The industry of Tibetan medicine lies at the intersection of conflicting visions and agendas for Tibet. It serves as an allegorical figure of Tibet’s rapid development and progress, its medicines are the target of a booming “ethnicity industry”, and the formulas serve as a showcase for the state’s efforts to protect Tibet’s cultural heritage. At the same time, it provides a relatively unpolitical realm for a variety of Tibetan initiatives. As Tibetan medicine is both high on the agenda of the Party State’s Tibet policies and an important aspect of Tibetan self-understanding, its industrialisation has emerged as an arena where these different visions and agendas clash and mingle. My inquiry into the industry focusses on the companies producing Tibetan medicines, their tactics and strategies, their ethical reasoning and engagement in the market not only for pills and remedies but also for Tibetanness – a market, I argue, that bears the characteristics of a moral economy at large, enmeshed in the global political spectacle that surrounds the “Tibet question” and China’s rise as a world power.
One book and four peer-reviewed papers resulted from this research project:
Saxer, Martin. 2013. Manufacturing Tibetan Medicine.

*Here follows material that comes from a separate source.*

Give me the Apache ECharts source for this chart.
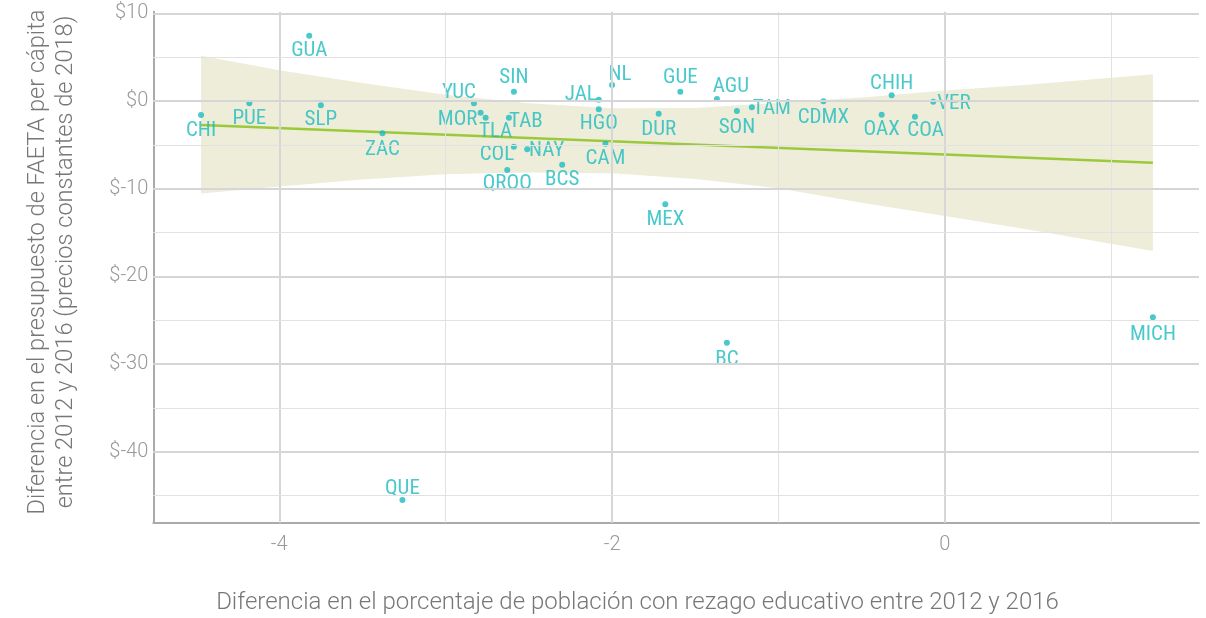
<!DOCTYPE html>
<html>
<head>
<meta charset="utf-8">
<script src="https://cdn.jsdelivr.net/npm/echarts@6/dist/echarts.min.js"></script>
<style>
  html, body { margin: 0; padding: 0; background: #ffffff; }
  #chart { width: 1206px; height: 618px; }
</style>
</head>
<body>
<div id="chart"></div>
<script>
// Estados
const states = ['CHI', 'PUE', 'GUA', 'SLP', 'ZAC', 'YUC', 'MOR', 'TLA', 'TAB', 'SIN', 'COL', 'NAY',
  'QROO', 'BCS', 'JAL', 'HGO', 'NL', 'CAM', 'GUE', 'DUR', 'MEX', 'AGU', 'SON', 'TAM',
  'CDMX', 'CHIH', 'OAX', 'COA', 'VER', 'BC', 'MICH', 'QUE'];
// Diferencia en el porcentaje de población con rezago educativo (2012-2016)
const rezago = [-4.47, -4.18, -3.82, -3.75, -3.38, -2.83, -2.79, -2.76, -2.62, -2.59, -2.59, -2.51,
  -2.63, -2.30, -2.08, -2.08, -2.00, -2.04, -1.59, -1.72, -1.68, -1.37, -1.25, -1.16,
  -0.73, -0.32, -0.38, -0.18, -0.07, -1.31, 1.25, -3.26];
// Diferencia en el presupuesto FAETA per cápita (pesos de 2018)
const presupuesto = [-1.60, -0.26, 7.45, -0.49, -3.69, -0.26, -1.33, -1.90, -1.90, 1.06, -5.21, -5.51,
  -7.87, -7.26, 0.15, -0.95, 1.82, -4.87, 1.06, -1.45, -11.78, 0.23, -1.14, -0.72,
  -0.03, 0.65, -1.56, -1.79, -0.08, -27.55, -24.67, -45.50];

// Recta de tendencia (extremos) y banda de confianza
const fitX = [-4.47, 1.25];
const fitY = [-2.74, -7.03];
const bandX = [-4.47, -4.0, -3.5, -3.0, -2.5, -2.0, -1.5, -1.0, -0.5, 0.0, 0.5, 1.25];
const bandUpper = [5.15, 3.5, 2.05, 0.7, -0.25, -0.83, -0.8, -0.2, 0.4, 1.2, 1.85, 3.04];
const bandLower = [-10.55, -9.75, -8.95, -8.35, -8.15, -8.25, -8.9, -9.95, -11.6, -13.1, -14.65, -17.1];

// Etiquetas de los ejes
const xTickValues = [-4, -2, 0];
const yTickValues = [10, 0, -10, -20, -30, -40];
const xGridMajor = [-4, -2, 0];
const xGridMinor = [-3, -1, 1];
const yGridMajor = [10, 0, -10, -20, -30, -40];
const yGridMinor = [5, -5, -15, -25, -35, -45];

// Posición de cada etiqueta respecto a su punto (px)
const labelOffsets = {
  CHI: [0, 14.5], PUE: [0, 14], GUA: [0, 14], SLP: [0, 13], ZAC: [0, 15],
  YUC: [-15, -12], MOR: [-23, 6], TLA: [10, 12.6], TAB: [17, 2.6], SIN: [0, -15],
  COL: [-17, 6.6], NAY: [19.4, 0], QROO: [0, 12.5], BCS: [0, 13.6], JAL: [-18, -6],
  HGO: [0, 13.2], NL: [8, -11.3], CAM: [0, 13.5], GUE: [0, -15], DUR: [0, 14.3],
  MEX: [0, 14], AGU: [14, -13.7], SON: [0, 14.8], TAM: [20, 0], CDMX: [0, 14.5],
  CHIH: [0, -13.3], OAX: [0, 13.7], COA: [10.6, 12.8], VER: [20.6, 1], BC: [0, 16],
  MICH: [0, 15.6], QUE: [0, -13.3]
};
const labelBaselineShift = 1.5;

const teal = '#1cbcbf';
const labelFont = "'Liberation Sans Narrow', 'Roboto Condensed', 'DejaVu Sans Condensed', sans-serif";
const axisFont = "Roboto, 'Liberation Sans', sans-serif";

const gridLines = [];
xGridMajor.forEach(v => gridLines.push({ xAxis: v, lineStyle: { color: '#d6d6d6', width: 2, type: 'solid' } }));
xGridMinor.forEach(v => gridLines.push({ xAxis: v, lineStyle: { color: '#e2e2e2', width: 1, type: 'solid' } }));
yGridMajor.forEach(v => gridLines.push({ yAxis: v, lineStyle: { color: '#d6d6d6', width: 2, type: 'solid' } }));
yGridMinor.forEach(v => gridLines.push({ yAxis: v, lineStyle: { color: '#e2e2e2', width: 1, type: 'solid' } }));

const points = states.map((s, i) => ({
  value: [rezago[i], presupuesto[i]],
  name: s,
  label: { offset: [labelOffsets[s][0], labelOffsets[s][1] + labelBaselineShift] }
}));

const bandOutline = bandX.map((x, i) => [x, bandUpper[i]])
  .concat(bandX.map((x, i) => [x, bandLower[i]]).reverse());
const fitData = fitX.map((x, i) => [x, fitY[i]]);

const chart = echarts.init(document.getElementById('chart'), null, { renderer: 'canvas' });
chart.setOption({
  animation: false,
  backgroundColor: '#ffffff',
  grid: { left: 153.3, right: 7, top: 11.7, bottom: 95.3, containLabel: false },
  xAxis: {
    type: 'value',
    min: -4.757, max: 1.527,
    splitLine: { show: false },
    axisTick: { show: false },
    axisLine: { show: true, onZero: false, lineStyle: { color: '#aaaaaa', width: 2 } },
    axisLabel: {
      customValues: xTickValues,
      formatter: v => String(v),
      color: '#999999', fontSize: 20, fontFamily: axisFont, fontWeight: 300, margin: 12
    }
  },
  yAxis: {
    type: 'value',
    min: -48.08, max: 10.18,
    splitLine: { show: false },
    axisTick: { show: false },
    axisLine: { show: true, onZero: false, lineStyle: { color: '#aaaaaa', width: 2 } },
    axisLabel: {
      customValues: yTickValues,
      formatter: v => '$' + v,
      color: '#999999', fontSize: 20, fontFamily: axisFont, fontWeight: 300, margin: 5
    }
  },
  graphic: [
    {
      type: 'text', x: 637.5, y: 603,
      style: {
        text: 'Diferencia en el porcentaje de población con rezago educativo entre 2012 y 2016',
        align: 'center', verticalAlign: 'middle',
        fill: '#777777', font: "300 24px Roboto, 'Liberation Sans', sans-serif"
      }
    },
    {
      type: 'text', x: 52, y: 262, rotation: Math.PI / 2,
      style: {
        text: 'Diferencia en el presupuesto de FAETA per cápita\nentre 2012 y 2016 (precios constantes de 2018)',
        align: 'center', verticalAlign: 'middle', lineHeight: 28,
        fill: '#777777', font: "300 23.6px Roboto, 'Liberation Sans', sans-serif"
      }
    }
  ],
  series: [
    {
      // Rejilla
      type: 'line', data: [], z: 0, silent: true,
      markLine: { silent: true, symbol: ['none', 'none'], label: { show: false }, animation: false, data: gridLines }
    },
    {
      // Banda de confianza
      type: 'custom', z: 1, silent: true,
      data: [0],
      renderItem: (params, api) => ({
        type: 'polygon',
        shape: { points: bandOutline.map(p => api.coord(p)) },
        style: { fill: 'rgba(206,204,150,0.35)' }
      })
    },
    {
      // Recta de tendencia
      type: 'line', z: 2, silent: true, data: fitData, showSymbol: false,
      lineStyle: { color: '#9cc93b', width: 2.5 }
    },
    {
      type: 'scatter', z: 3, data: points, symbolSize: 6,
      itemStyle: { color: teal },
      label: {
        show: true, position: 'inside', formatter: p => p.name,
        color: teal, fontSize: 21, fontFamily: labelFont,
        align: 'center', verticalAlign: 'middle'
      }
    }
  ]
});
</script>
</body>
</html>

The Creation of An Industry and the Moral Economy of Tibetanness. New York, Oxford: Berghahn.
Saxer, Martin. 2013. Re-Fusing Ethnicity and Religion: An Experiment on Tibetan Grounds. Journal of Current Chinese Affairs, forthcoming, accepted for publication.
———. 2011. Herbs and Traders in Transit: Border Regimes and Trans-Himalayan Trade in Tibetan Medicinal Plants. Asian Medicine 5 (2009): 317-339.
———. 2012a. A Goat's Head on a Sheep's Body? Manufacturing Good Practices for Tibetan Medicine. Medical Anthropology 31 (6): 497-513.
———. 2012b. The Moral Economy of Cultural Identity. Tibet, Cultural Survival, and the Safeguarding of Cultural Heritage. Civilisations 61 (1): 65-81.